Task prompt => Lines holding the string "matplotlib" are the ones to copy; find them all in the data.

Data supplied =>

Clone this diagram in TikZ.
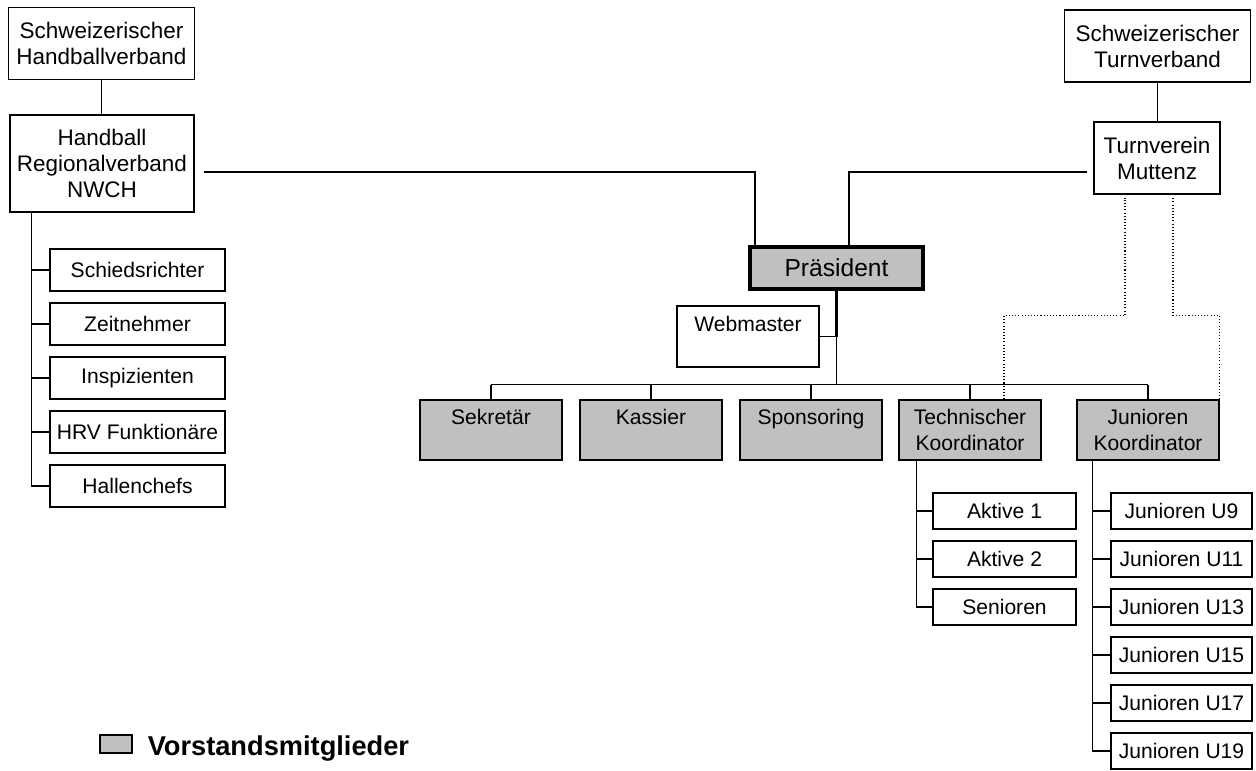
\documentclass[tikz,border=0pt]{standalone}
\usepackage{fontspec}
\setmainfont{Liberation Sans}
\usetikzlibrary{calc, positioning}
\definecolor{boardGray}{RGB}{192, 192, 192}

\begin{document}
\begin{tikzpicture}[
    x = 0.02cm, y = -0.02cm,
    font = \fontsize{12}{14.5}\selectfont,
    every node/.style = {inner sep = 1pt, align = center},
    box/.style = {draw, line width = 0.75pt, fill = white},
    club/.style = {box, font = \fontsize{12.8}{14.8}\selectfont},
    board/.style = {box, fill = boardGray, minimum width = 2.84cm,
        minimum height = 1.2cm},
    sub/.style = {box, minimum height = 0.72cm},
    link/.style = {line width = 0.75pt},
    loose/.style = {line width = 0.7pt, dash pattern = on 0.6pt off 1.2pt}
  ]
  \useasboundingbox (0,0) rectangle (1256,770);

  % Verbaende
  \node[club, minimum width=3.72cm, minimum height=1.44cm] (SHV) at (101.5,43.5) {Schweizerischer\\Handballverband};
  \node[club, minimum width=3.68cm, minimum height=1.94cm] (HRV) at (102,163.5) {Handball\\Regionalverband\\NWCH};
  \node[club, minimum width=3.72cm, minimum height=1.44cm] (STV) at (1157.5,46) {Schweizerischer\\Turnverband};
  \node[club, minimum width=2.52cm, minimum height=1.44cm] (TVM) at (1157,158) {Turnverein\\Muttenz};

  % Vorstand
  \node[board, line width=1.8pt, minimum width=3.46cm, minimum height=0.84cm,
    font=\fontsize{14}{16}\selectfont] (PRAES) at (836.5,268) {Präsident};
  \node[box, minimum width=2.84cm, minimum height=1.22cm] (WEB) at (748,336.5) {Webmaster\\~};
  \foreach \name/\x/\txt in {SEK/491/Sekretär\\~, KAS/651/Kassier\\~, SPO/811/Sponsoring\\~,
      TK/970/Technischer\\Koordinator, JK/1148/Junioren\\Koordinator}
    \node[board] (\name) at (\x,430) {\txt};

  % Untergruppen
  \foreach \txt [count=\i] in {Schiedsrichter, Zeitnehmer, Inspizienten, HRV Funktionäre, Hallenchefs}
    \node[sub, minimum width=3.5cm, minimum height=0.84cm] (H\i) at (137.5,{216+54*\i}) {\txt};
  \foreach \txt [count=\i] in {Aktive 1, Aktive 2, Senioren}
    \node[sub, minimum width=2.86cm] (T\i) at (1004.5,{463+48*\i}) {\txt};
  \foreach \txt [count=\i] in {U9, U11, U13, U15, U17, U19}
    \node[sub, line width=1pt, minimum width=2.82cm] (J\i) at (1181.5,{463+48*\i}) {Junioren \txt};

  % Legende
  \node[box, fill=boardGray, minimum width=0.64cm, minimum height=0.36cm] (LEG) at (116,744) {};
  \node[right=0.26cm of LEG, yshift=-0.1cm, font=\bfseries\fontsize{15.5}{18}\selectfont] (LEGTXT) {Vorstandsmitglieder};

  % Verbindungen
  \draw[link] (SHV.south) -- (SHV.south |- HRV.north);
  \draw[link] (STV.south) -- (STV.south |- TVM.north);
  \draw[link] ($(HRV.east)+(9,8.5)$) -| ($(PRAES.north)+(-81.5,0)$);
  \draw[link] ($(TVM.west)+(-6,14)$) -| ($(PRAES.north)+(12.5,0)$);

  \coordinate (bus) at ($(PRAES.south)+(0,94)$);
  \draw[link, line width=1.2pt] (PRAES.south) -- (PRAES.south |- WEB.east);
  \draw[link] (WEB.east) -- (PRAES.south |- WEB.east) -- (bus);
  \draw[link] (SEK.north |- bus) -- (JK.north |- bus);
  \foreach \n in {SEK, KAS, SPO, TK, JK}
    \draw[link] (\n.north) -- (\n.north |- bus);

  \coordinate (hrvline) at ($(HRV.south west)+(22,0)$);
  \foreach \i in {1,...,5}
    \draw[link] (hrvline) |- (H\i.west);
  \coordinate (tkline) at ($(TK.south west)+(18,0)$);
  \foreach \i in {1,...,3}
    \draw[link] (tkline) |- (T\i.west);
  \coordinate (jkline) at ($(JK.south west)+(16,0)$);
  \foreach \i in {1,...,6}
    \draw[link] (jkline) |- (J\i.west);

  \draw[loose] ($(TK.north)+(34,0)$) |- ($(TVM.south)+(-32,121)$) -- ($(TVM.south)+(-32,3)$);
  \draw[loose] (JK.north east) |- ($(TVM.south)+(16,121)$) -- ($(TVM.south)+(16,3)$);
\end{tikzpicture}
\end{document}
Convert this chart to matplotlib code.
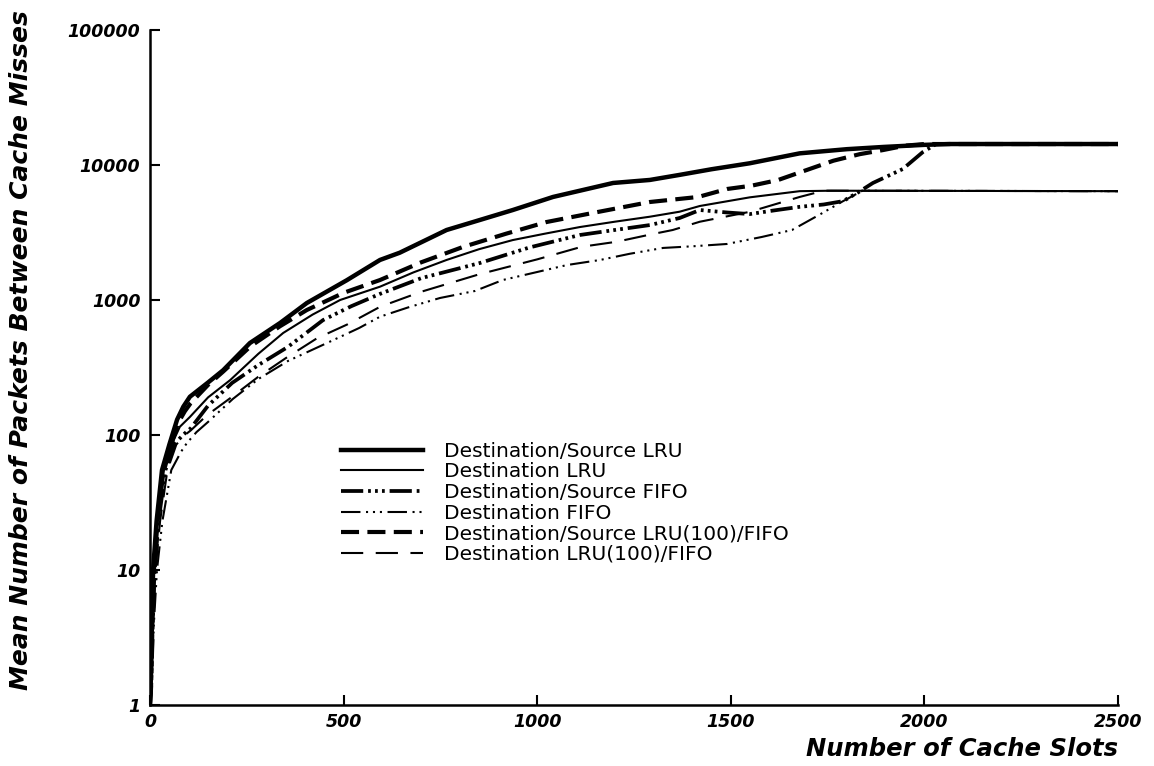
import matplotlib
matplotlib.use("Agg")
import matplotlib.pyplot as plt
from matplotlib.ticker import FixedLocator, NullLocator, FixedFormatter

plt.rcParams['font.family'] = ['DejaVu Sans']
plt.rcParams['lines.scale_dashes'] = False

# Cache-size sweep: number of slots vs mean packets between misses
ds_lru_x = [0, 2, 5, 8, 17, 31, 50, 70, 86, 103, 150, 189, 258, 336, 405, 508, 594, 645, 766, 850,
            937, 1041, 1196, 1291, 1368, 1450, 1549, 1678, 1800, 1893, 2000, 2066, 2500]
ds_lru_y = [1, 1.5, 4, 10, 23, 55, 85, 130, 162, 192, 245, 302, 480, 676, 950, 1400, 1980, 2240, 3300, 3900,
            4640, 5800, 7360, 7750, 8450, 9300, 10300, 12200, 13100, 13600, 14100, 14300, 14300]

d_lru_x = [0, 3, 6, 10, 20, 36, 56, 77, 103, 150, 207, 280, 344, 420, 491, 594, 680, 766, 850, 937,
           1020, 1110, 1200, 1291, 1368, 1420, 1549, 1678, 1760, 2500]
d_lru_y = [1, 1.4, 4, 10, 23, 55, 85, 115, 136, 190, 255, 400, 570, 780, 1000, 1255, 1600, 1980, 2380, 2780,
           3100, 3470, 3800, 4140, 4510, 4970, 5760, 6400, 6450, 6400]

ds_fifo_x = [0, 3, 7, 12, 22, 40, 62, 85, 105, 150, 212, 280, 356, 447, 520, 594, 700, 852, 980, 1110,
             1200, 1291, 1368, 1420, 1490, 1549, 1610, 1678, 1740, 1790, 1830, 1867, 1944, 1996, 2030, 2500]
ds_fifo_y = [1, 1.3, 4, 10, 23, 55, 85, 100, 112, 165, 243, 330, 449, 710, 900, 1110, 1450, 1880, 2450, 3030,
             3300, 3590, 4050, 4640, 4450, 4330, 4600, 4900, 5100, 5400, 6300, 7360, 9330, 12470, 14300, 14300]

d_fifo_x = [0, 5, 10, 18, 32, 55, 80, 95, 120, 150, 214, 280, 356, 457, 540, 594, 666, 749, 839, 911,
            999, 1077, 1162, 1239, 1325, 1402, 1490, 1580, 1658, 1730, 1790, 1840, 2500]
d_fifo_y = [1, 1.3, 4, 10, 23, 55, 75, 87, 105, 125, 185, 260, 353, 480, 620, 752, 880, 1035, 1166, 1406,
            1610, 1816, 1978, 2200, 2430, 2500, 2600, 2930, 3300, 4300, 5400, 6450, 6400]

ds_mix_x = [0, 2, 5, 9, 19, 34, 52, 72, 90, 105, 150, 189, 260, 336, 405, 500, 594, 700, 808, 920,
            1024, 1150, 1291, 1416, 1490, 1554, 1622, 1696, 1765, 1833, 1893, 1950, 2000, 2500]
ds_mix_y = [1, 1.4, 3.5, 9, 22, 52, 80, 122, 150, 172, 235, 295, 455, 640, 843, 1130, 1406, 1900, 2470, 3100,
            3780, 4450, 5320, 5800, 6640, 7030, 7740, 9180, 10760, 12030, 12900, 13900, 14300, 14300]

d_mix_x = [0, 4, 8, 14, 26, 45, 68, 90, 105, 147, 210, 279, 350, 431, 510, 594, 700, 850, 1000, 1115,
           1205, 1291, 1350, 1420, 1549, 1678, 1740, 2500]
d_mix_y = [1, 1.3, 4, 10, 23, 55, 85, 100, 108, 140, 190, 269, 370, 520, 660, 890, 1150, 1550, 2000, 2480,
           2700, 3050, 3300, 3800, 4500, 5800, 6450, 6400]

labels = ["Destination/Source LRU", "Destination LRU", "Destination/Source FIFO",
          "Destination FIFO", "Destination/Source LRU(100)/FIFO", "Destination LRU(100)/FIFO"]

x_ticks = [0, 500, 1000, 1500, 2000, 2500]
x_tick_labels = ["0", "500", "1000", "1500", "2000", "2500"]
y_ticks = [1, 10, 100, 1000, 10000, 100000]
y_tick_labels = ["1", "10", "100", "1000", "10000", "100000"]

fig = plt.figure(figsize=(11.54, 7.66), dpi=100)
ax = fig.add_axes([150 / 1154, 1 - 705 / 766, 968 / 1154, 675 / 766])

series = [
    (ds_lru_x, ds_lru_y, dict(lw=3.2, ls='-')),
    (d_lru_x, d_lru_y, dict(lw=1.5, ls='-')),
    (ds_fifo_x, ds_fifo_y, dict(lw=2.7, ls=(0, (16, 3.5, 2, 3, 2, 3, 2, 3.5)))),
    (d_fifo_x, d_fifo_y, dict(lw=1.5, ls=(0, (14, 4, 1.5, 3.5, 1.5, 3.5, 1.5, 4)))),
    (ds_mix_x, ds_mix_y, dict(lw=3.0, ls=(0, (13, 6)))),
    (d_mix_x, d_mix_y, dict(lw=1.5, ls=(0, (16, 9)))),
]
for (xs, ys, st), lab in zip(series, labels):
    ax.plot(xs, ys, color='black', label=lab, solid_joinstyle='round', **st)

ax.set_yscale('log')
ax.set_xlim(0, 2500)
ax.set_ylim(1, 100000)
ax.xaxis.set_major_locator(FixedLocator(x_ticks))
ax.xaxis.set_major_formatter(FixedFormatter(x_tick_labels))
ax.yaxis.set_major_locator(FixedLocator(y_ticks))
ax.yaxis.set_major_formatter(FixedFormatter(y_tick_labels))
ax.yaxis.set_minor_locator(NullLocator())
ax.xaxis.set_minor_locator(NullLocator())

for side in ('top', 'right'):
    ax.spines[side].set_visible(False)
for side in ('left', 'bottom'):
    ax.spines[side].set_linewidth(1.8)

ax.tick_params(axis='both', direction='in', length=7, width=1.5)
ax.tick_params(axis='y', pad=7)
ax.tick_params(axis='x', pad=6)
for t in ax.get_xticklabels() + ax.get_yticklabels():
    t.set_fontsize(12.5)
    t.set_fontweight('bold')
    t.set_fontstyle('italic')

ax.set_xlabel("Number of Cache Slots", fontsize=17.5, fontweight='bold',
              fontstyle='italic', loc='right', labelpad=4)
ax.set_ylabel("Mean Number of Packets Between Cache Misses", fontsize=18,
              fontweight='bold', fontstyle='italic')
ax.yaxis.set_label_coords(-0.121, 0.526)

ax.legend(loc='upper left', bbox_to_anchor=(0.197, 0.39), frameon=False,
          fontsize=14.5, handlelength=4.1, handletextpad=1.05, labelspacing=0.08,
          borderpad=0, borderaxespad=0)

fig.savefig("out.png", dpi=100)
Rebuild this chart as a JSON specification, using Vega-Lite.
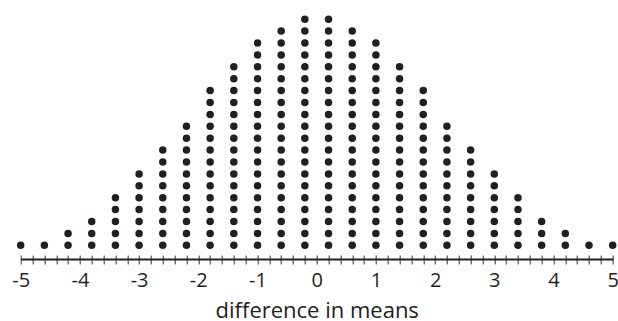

Reply =>
Convert this chart to matplotlib code.
import matplotlib
matplotlib.use("Agg")
import matplotlib.pyplot as plt
from matplotlib.ticker import FixedLocator, NullLocator, FixedFormatter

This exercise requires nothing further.